Stated problem =>
Return all the data below as it stands, minus the pictures.

Supplied information =>
= = = =
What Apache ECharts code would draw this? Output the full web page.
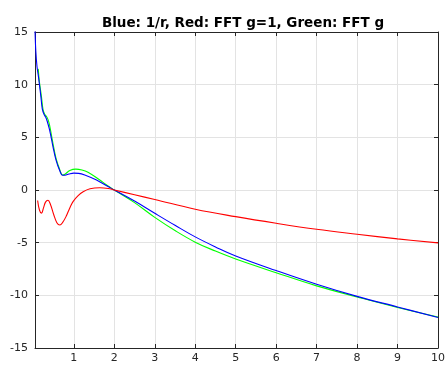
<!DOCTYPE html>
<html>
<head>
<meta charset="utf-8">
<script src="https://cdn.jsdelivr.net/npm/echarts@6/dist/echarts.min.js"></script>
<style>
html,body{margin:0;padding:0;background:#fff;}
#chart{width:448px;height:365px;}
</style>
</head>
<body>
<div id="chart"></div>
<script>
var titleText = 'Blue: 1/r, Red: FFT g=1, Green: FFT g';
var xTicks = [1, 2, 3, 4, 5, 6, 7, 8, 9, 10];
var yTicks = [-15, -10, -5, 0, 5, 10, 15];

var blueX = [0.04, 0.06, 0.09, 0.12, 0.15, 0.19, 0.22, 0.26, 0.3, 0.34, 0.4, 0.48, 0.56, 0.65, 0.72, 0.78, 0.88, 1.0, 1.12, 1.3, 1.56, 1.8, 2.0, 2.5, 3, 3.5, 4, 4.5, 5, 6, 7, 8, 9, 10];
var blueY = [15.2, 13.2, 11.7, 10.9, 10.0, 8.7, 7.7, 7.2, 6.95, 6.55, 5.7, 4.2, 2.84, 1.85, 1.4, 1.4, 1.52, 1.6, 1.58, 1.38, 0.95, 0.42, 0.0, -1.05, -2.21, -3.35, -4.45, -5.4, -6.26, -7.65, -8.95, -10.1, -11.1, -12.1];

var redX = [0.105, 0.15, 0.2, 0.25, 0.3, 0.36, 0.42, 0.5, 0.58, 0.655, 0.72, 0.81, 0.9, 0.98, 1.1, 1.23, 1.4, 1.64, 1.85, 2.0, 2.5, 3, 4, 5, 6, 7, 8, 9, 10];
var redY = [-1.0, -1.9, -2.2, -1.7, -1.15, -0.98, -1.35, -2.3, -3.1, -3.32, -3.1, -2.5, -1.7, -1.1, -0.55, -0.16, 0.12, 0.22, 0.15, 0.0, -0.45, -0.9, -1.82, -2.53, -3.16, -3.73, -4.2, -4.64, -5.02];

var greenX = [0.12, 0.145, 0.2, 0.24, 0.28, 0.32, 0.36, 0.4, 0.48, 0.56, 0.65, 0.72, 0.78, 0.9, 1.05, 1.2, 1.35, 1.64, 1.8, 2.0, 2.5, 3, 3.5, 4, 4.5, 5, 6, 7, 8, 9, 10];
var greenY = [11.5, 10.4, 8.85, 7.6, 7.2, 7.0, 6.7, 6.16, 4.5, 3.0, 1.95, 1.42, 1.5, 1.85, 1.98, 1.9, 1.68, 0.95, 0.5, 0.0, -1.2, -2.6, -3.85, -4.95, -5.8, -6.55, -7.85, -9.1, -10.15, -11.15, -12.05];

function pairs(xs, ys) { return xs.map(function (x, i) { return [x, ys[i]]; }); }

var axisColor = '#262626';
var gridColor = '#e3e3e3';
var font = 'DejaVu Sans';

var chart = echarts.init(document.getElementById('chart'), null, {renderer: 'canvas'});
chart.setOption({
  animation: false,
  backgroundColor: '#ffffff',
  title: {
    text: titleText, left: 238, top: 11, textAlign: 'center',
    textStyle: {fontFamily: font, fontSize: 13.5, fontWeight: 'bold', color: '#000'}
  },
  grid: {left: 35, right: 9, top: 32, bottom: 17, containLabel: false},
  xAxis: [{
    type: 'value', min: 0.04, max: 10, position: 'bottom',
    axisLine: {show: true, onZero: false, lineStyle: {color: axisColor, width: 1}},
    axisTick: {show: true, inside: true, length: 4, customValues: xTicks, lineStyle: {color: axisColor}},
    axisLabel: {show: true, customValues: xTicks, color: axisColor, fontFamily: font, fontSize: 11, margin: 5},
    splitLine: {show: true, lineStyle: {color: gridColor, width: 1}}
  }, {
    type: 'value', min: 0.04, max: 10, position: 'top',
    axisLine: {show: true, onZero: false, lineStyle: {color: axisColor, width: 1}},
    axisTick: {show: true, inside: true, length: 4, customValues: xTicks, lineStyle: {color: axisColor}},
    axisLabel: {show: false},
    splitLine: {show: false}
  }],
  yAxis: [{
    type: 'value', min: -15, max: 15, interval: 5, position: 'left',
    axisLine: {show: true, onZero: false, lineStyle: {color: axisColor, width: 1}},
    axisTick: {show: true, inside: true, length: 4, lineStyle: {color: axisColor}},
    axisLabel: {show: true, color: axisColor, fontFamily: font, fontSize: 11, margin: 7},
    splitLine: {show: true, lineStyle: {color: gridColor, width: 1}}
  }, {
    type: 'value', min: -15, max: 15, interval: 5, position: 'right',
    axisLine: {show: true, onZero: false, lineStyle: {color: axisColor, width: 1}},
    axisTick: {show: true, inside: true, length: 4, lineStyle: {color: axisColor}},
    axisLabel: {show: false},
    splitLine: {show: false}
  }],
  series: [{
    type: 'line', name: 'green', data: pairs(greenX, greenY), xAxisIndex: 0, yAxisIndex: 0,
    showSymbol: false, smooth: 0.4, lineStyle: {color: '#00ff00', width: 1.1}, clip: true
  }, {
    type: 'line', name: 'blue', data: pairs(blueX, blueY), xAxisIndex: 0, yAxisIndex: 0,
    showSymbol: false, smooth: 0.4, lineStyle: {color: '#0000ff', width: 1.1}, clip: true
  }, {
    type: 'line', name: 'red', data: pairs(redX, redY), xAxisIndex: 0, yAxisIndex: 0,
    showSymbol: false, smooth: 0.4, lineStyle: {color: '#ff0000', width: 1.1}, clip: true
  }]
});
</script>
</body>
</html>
= = = =
Written response =>
What Apache ECharts code would draw this? Output the full web page.
<!DOCTYPE html>
<html>
<head>
<meta charset="utf-8">
<script src="https://cdn.jsdelivr.net/npm/echarts@6/dist/echarts.min.js"></script>
<style>
html,body{margin:0;padding:0;background:#fff;}
#chart{width:448px;height:365px;}
</style>
</head>
<body>
<div id="chart"></div>
<script>
var titleText = 'Blue: 1/r, Red: FFT g=1, Green: FFT g';
var xTicks = [1, 2, 3, 4, 5, 6, 7, 8, 9, 10];
var yTicks = [-15, -10, -5, 0, 5, 10, 15];

var blueX = [0.04, 0.06, 0.09, 0.12, 0.15, 0.19, 0.22, 0.26, 0.3, 0.34, 0.4, 0.48, 0.56, 0.65, 0.72, 0.78, 0.88, 1.0, 1.12, 1.3, 1.56, 1.8, 2.0, 2.5, 3, 3.5, 4, 4.5, 5, 6, 7, 8, 9, 10];
var blueY = [15.2, 13.2, 11.7, 10.9, 10.0, 8.7, 7.7, 7.2, 6.95, 6.55, 5.7, 4.2, 2.84, 1.85, 1.4, 1.4, 1.52, 1.6, 1.58, 1.38, 0.95, 0.42, 0.0, -1.05, -2.21, -3.35, -4.45, -5.4, -6.26, -7.65, -8.95, -10.1, -11.1, -12.1];

var redX = [0.105, 0.15, 0.2, 0.25, 0.3, 0.36, 0.42, 0.5, 0.58, 0.655, 0.72, 0.81, 0.9, 0.98, 1.1, 1.23, 1.4, 1.64, 1.85, 2.0, 2.5, 3, 4, 5, 6, 7, 8, 9, 10];
var redY = [-1.0, -1.9, -2.2, -1.7, -1.15, -0.98, -1.35, -2.3, -3.1, -3.32, -3.1, -2.5, -1.7, -1.1, -0.55, -0.16, 0.12, 0.22, 0.15, 0.0, -0.45, -0.9, -1.82, -2.53, -3.16, -3.73, -4.2, -4.64, -5.02];

var greenX = [0.12, 0.145, 0.2, 0.24, 0.28, 0.32, 0.36, 0.4, 0.48, 0.56, 0.65, 0.72, 0.78, 0.9, 1.05, 1.2, 1.35, 1.64, 1.8, 2.0, 2.5, 3, 3.5, 4, 4.5, 5, 6, 7, 8, 9, 10];
var greenY = [11.5, 10.4, 8.85, 7.6, 7.2, 7.0, 6.7, 6.16, 4.5, 3.0, 1.95, 1.42, 1.5, 1.85, 1.98, 1.9, 1.68, 0.95, 0.5, 0.0, -1.2, -2.6, -3.85, -4.95, -5.8, -6.55, -7.85, -9.1, -10.15, -11.15, -12.05];

function pairs(xs, ys) { return xs.map(function (x, i) { return [x, ys[i]]; }); }

var axisColor = '#262626';
var gridColor = '#e3e3e3';
var font = 'DejaVu Sans';

var chart = echarts.init(document.getElementById('chart'), null, {renderer: 'canvas'});
chart.setOption({
  animation: false,
  backgroundColor: '#ffffff',
  title: {
    text: titleText, left: 238, top: 11, textAlign: 'center',
    textStyle: {fontFamily: font, fontSize: 13.5, fontWeight: 'bold', color: '#000'}
  },
  grid: {left: 35, right: 9, top: 32, bottom: 17, containLabel: false},
  xAxis: [{
    type: 'value', min: 0.04, max: 10, position: 'bottom',
    axisLine: {show: true, onZero: false, lineStyle: {color: axisColor, width: 1}},
    axisTick: {show: true, inside: true, length: 4, customValues: xTicks, lineStyle: {color: axisColor}},
    axisLabel: {show: true, customValues: xTicks, color: axisColor, fontFamily: font, fontSize: 11, margin: 5},
    splitLine: {show: true, lineStyle: {color: gridColor, width: 1}}
  }, {
    type: 'value', min: 0.04, max: 10, position: 'top',
    axisLine: {show: true, onZero: false, lineStyle: {color: axisColor, width: 1}},
    axisTick: {show: true, inside: true, length: 4, customValues: xTicks, lineStyle: {color: axisColor}},
    axisLabel: {show: false},
    splitLine: {show: false}
  }],
  yAxis: [{
    type: 'value', min: -15, max: 15, interval: 5, position: 'left',
    axisLine: {show: true, onZero: false, lineStyle: {color: axisColor, width: 1}},
    axisTick: {show: true, inside: true, length: 4, lineStyle: {color: axisColor}},
    axisLabel: {show: true, color: axisColor, fontFamily: font, fontSize: 11, margin: 7},
    splitLine: {show: true, lineStyle: {color: gridColor, width: 1}}
  }, {
    type: 'value', min: -15, max: 15, interval: 5, position: 'right',
    axisLine: {show: true, onZero: false, lineStyle: {color: axisColor, width: 1}},
    axisTick: {show: true, inside: true, length: 4, lineStyle: {color: axisColor}},
    axisLabel: {show: false},
    splitLine: {show: false}
  }],
  series: [{
    type: 'line', name: 'green', data: pairs(greenX, greenY), xAxisIndex: 0, yAxisIndex: 0,
    showSymbol: false, smooth: 0.4, lineStyle: {color: '#00ff00', width: 1.1}, clip: true
  }, {
    type: 'line', name: 'blue', data: pairs(blueX, blueY), xAxisIndex: 0, yAxisIndex: 0,
    showSymbol: false, smooth: 0.4, lineStyle: {color: '#0000ff', width: 1.1}, clip: true
  }, {
    type: 'line', name: 'red', data: pairs(redX, redY), xAxisIndex: 0, yAxisIndex: 0,
    showSymbol: false, smooth: 0.4, lineStyle: {color: '#ff0000', width: 1.1}, clip: true
  }]
});
</script>
</body>
</html>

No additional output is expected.